Length: 4 full pages, double-spaced typed/printed text.
Standard margins (top & bottom 1" margins; right and left 1.25"
margins).
After
your name, date, and class info, please make the first page of your
paper an accurate copy of the of lines from the poem or prose passage
you have chosen.
The lines or paragraphs may be either retyped by you or
copied/cut/pasted or xeroxed
from any valid version of the poem. This is not counted as part of the
4-page required length of your esssay about the lines.
If you choose lines
or sentences we've disussed directly in class you will need to offer
some original contribution to interpreting them.

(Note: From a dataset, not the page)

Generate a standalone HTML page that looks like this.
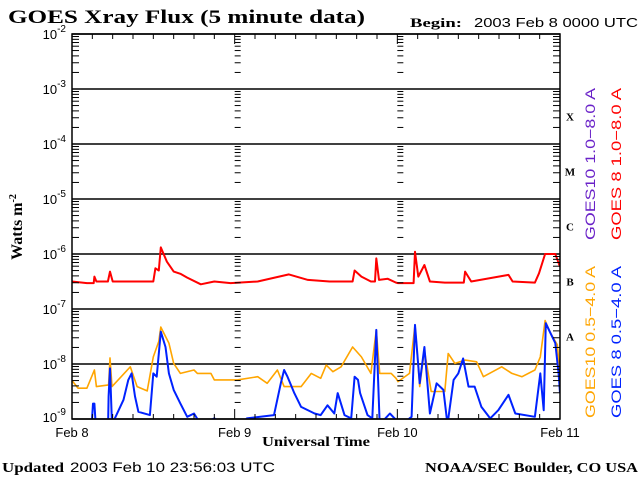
<!DOCTYPE html>
<html><head><meta charset="utf-8"><style>
html,body{margin:0;padding:0;background:#fff;width:640px;height:480px;overflow:hidden}
text{font-family:"Liberation Sans",sans-serif}
</style></head><body>
<svg id="chart" width="640" height="480" viewBox="0 0 640 480" xmlns="http://www.w3.org/2000/svg">
<rect width="640" height="480" fill="#fff"/>
<text x="8" y="23" font-size="19" font-weight="bold" textLength="357" lengthAdjust="spacingAndGlyphs" style="font-family:'Liberation Serif',serif">GOES Xray Flux (5 minute data)</text>
<text x="410" y="27" font-size="13" textLength="52" lengthAdjust="spacingAndGlyphs" style="font-family:'Liberation Serif',serif" font-weight="bold">Begin:</text>
<text x="474" y="27" font-size="13" textLength="164" lengthAdjust="spacingAndGlyphs">2003 Feb 8 0000 UTC</text>
<g id="grid"></g>
<g id="series"></g>
<g id="axes"></g>
<text transform="translate(22,227) rotate(-90)" text-anchor="middle" font-size="16" font-weight="bold" style="font-family:'Liberation Serif',serif">Watts m<tspan font-size="10" dy="-6">-2</tspan></text>
<text x="262" y="446" font-size="14" font-weight="bold" textLength="108" lengthAdjust="spacingAndGlyphs" style="font-family:'Liberation Serif',serif">Universal Time</text>
<text x="2" y="472" font-size="14" style="font-family:'Liberation Serif',serif" font-weight="bold" textLength="62" lengthAdjust="spacingAndGlyphs">Updated</text>
<text x="70" y="472" font-size="14" textLength="205" lengthAdjust="spacingAndGlyphs">2003 Feb 10 23:56:03 UTC</text>
<text x="425" y="472" font-size="14" font-weight="bold" textLength="213" lengthAdjust="spacingAndGlyphs" style="font-family:'Liberation Serif',serif">NOAA/SEC Boulder, CO USA</text>
<text transform="translate(595,164) rotate(-90)" text-anchor="middle" font-size="14" textLength="152" lengthAdjust="spacingAndGlyphs" fill="#6a22c8">GOES10 1.0−8.0 A</text>
<text transform="translate(621,164) rotate(-90)" text-anchor="middle" font-size="14" textLength="152" lengthAdjust="spacingAndGlyphs" fill="#ff0000">GOES 8 1.0−8.0 A</text>
<text transform="translate(595,342) rotate(-90)" text-anchor="middle" font-size="14" textLength="152" lengthAdjust="spacingAndGlyphs" fill="#ffa500">GOES10 0.5−4.0 A</text>
<text transform="translate(621,342) rotate(-90)" text-anchor="middle" font-size="14" textLength="152" lengthAdjust="spacingAndGlyphs" fill="#0022ff">GOES 8 0.5−4.0 A</text>
</svg>
<script>
const dayLabels=["Feb 8","Feb 9","Feb 10","Feb 11"];
const decades=[-2,-3,-4,-5,-6,-7,-8,-9];
const classLabels=["X","M","C","B","A"];
const classDecades=[-3.5,-4.5,-5.5,-6.5,-7.5];
const redHours=[0,2.2,3.2,3.3,3.6,5.3,5.6,6,12,12.3,12.8,13.1,14,15,16,17,19,21,23.4,27.4,32,34.8,38,41.4,41.7,42.7,44.1,44.7,44.9,45.3,46.6,47.8,48.1,50.4,50.6,51.1,52,52.8,55,57.8,58,58.9,64.4,65,68.3,68.9,69.8,71.3,72];
const redLog=[-6.50,-6.53,-6.53,-6.41,-6.50,-6.50,-6.32,-6.50,-6.50,-6.26,-6.30,-5.88,-6.14,-6.32,-6.36,-6.43,-6.55,-6.50,-6.53,-6.50,-6.37,-6.47,-6.50,-6.50,-6.30,-6.41,-6.50,-6.50,-6.08,-6.47,-6.45,-6.52,-6.53,-6.53,-5.96,-6.41,-6.20,-6.50,-6.52,-6.52,-6.32,-6.50,-6.38,-6.50,-6.52,-6.35,-6.00,-6.00,-6.23];
const orangeHours=[0,0.9,2.2,3.3,3.6,5.4,5.6,5.9,8.6,9.6,11.1,12.0,12.8,13.1,14.3,15.0,16.0,18.0,18.5,20.5,21.0,24.4,27.4,28.8,30.3,31.3,33.8,35.3,36.7,37.5,38.5,39.7,41.4,42.7,44.1,44.9,45.4,47.1,47.8,48.1,49.8,50.6,51.3,52.0,53.0,55.0,55.5,56.5,58.0,59.7,60.7,63.4,64.9,66.4,68.3,69.1,69.8,70.6,71.6,72.0];
const orangeLog=[-8.30,-8.44,-8.44,-8.11,-8.41,-8.38,-7.89,-8.41,-8.05,-8.41,-8.49,-7.87,-7.59,-7.33,-7.62,-7.99,-8.17,-8.11,-8.17,-8.17,-8.29,-8.29,-8.23,-8.35,-8.11,-8.41,-8.41,-8.17,-8.26,-8.02,-8.14,-8.05,-7.69,-7.87,-8.17,-7.38,-8.17,-8.17,-8.26,-8.32,-8.17,-7.29,-8.41,-7.75,-8.50,-8.50,-7.81,-7.99,-7.93,-7.96,-8.23,-8.05,-8.17,-8.23,-8.11,-7.87,-7.21,-7.44,-7.65,-8.17];
const blueHours=[0,2.8,3.1,3.3,3.6,5.3,5.4,5.6,5.9,7.6,8.3,8.8,9.3,9.8,11.5,12.0,12.5,13.1,13.8,14.3,15.0,16.0,17.0,18.0,19.0,21.0,24,25.8,29.8,30.8,31.3,31.8,32.8,33.8,35.8,36.7,37.7,38.7,39.2,40.2,41.2,41.7,42.2,42.5,43.6,44.3,44.9,45.4,46.9,47.6,48.6,50.1,50.6,51.3,52.0,52.8,53.8,54.8,55.4,56.3,57.0,57.7,58.5,59.4,60.4,61.7,62.9,64.4,65.4,68.3,69.1,69.6,69.9,70.6,71.3,71.8,72.0];
const blueLog=[-9.3,-9.3,-8.72,-8.72,-9.3,-9.3,-8.59,-8.08,-9.1,-8.65,-8.29,-8.17,-8.59,-8.87,-8.93,-8.17,-8.23,-7.41,-7.69,-8.17,-8.47,-8.72,-8.96,-8.90,-9.1,-8.99,-9.2,-8.99,-8.93,-8.35,-8.11,-8.23,-8.53,-8.78,-8.90,-8.93,-8.75,-8.90,-8.53,-8.93,-8.99,-8.23,-8.29,-8.53,-8.93,-8.99,-7.38,-9.1,-8.90,-8.99,-9.1,-8.96,-7.29,-8.35,-7.69,-8.90,-8.35,-8.47,-9.1,-8.29,-8.17,-7.90,-8.41,-8.41,-8.78,-8.99,-8.84,-8.56,-8.90,-8.96,-8.17,-8.84,-7.26,-7.44,-7.62,-8.17,-8.53];

const X0=72,X1=560,Y0=34,Y1=419;
const xs=h=>X0+(X1-X0)*h/72;
const ys=l=>Y1-(Y1-Y0)*(l+9)/7;
const NS="http://www.w3.org/2000/svg";
function mk(tag,attrs,parent){const e=document.createElementNS(NS,tag);for(const k in attrs)e.setAttribute(k,attrs[k]);parent.appendChild(e);return e;}
const grid=document.getElementById('grid'),axes=document.getElementById('axes'),ser=document.getElementById('series');
const defs=mk('defs',{},document.getElementById('chart'));
const cp=mk('clipPath',{id:'plotclip'},defs);
mk('rect',{x:X0,y:Y0,width:X1-X0,height:Y1-Y0},cp);
decades.forEach(d=>{
  const l=mk('line',{x1:X0,x2:X1,y1:ys(d),y2:ys(d),stroke:'#000','stroke-width':1.5},grid);
  
  
  const lab=mk('text',{x:X0-6,y:ys(d)+(d>-9?5:3),'text-anchor':'end','font-size':13},axes);
  
  
  lab.innerHTML='10<tspan font-size="10" dy="-7">'+d+'</tspan>';
});
const vx=[X0,xs(24),xs(48),X1];
for(let d=-9;d<-2;d++){for(let m=2;m<=9;m++){const y=ys(d+Math.log10(m));
  vx.forEach((x,i)=>{
    if(i===0) mk('line',{x1:x,x2:x+7,y1:y,y2:y,stroke:'#000','stroke-width':1},axes);
    else if(i<3) mk('line',{x1:x,x2:x+6,y1:y,y2:y,stroke:'#000','stroke-width':1},axes);
    if(i===3) mk('line',{x1:x-7,x2:x,y1:y,y2:y,stroke:'#000','stroke-width':1},axes);
  });}}
const fr=mk('rect',{x:X0,y:Y0,width:X1-X0,height:Y1-Y0,fill:'none',stroke:'#000','stroke-width':1.5},axes);


for(let h=0;h<=72;h+=3){const big=h%24===0;
  mk('line',{x1:xs(h),x2:xs(h),y1:Y1,y2:Y1-(big?10:5),stroke:'#000','stroke-width':1},axes);
  mk('line',{x1:xs(h),x2:xs(h),y1:Y0,y2:Y0+(big?10:5),stroke:'#000','stroke-width':1},axes);}
dayLabels.forEach((t,i)=>{const e=mk('text',{x:xs(i*24),y:437,'text-anchor':'middle','font-size':13},axes);
  
  
  e.textContent=t;});
classLabels.forEach((t,i)=>{const e=mk('text',{x:570,y:ys(classDecades[i])+4,'text-anchor':'middle','font-size':11,'font-weight':'bold',style:"font-family:'Liberation Serif',serif"},axes);
  
  
  e.textContent=t;});
function line(hours,logs,color,name,w){
  let d='';hours.forEach((h,i)=>{d+=(i?'L':'M')+xs(h).toFixed(1)+','+ys(logs[i]).toFixed(1);});
  const p=mk('path',{d:d,fill:'none',stroke:color,'stroke-width':w,'clip-path':'url(#plotclip)','stroke-linejoin':'round'},ser);
  
  
}
line(orangeHours,orangeLog,'#ffa500','goes10-short-line',1.6);
line(blueHours,blueLog,'#0022ff','goes8-short-line',2);
line(redHours,redLog,'#6a22c8','goes10-long-line',1.2);
line(redHours,redLog,'#ff0000','goes8-long-line',2);
</script>
</body></html>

If you have any other format questions, ask me:
Poetry option
Choose any of the poems from the start of the
syllabus through Sept. 15.
Select no more than one stanza or verse paragraph whose lines you judge
most essential
to understanding and appreciating the whole poem, and do a close
reading of those selected lines.
Consider
the nuances of language, prosody, allusions, metaphors, metre, rhyme,
anything
that you feel is most relevant to discuss and necessary to interpret to
read your chosen lines in relation to the whole poem well.
This assignment calls upon you to practice your
skills
in close-reading, .You do not need to consult any text beyond your
chosen paragraph or part
of a poem. You will no doubt make sense of the selection you choose in
relation to the whole work from which it comes, but stay as focused as
possible on the details of language within,
not beyond, your chosen
selection. Even though close-reading
skills are sometimes associated with New Critical attitudes, you are
not
obliged to find some ideal of harmony or unity between your passage as
microcosm and the whole text, or author’s oeuvre, as macrocosm. You may
wish to work out a passage that instead reveals some interesting
disruption
of structure, complication of apparent theme or moral, or contradiction
between apparent authorial intent and textual meaning as you understand
it. Pay particular attention to the
sentence-level details and verbal nuance whether you are analyzing
poetry or prose.
Choice of passage and issue is completely up to
you,
but it needs to be small enough and significant enough to warrant 4
pages
of discussion. If you pick a passage
or poem that we have discussed in some detail in class you are obliged
to try to bring out something personal and original in your reading.
Prose option:
Choose a brief passage, no longer
than one paragraph, that best captures any most interesting idea or
problem you see in the work of prose (through Sept. 15).
Consider the language of your chosen passage in as much detail
as
possible, and then write a brief essay explaining what problem or issue
is at stake, and how the particular details of language in the passage
work to make the passage significant and noteworthy. This will help you
to learn to read prose with the close-reading care (and slow
pace) sometimes relegated to studies of lyric poetry. Pay particular
attention to the sentence-level details of image, tone, syntax, diction
etc.as well as point of view. Focus on what is actually in the passage
itself, especially what
is most interesting in it and what most benefits from being explained
and interpreted..
Feel free to discuss your developing ideas with me.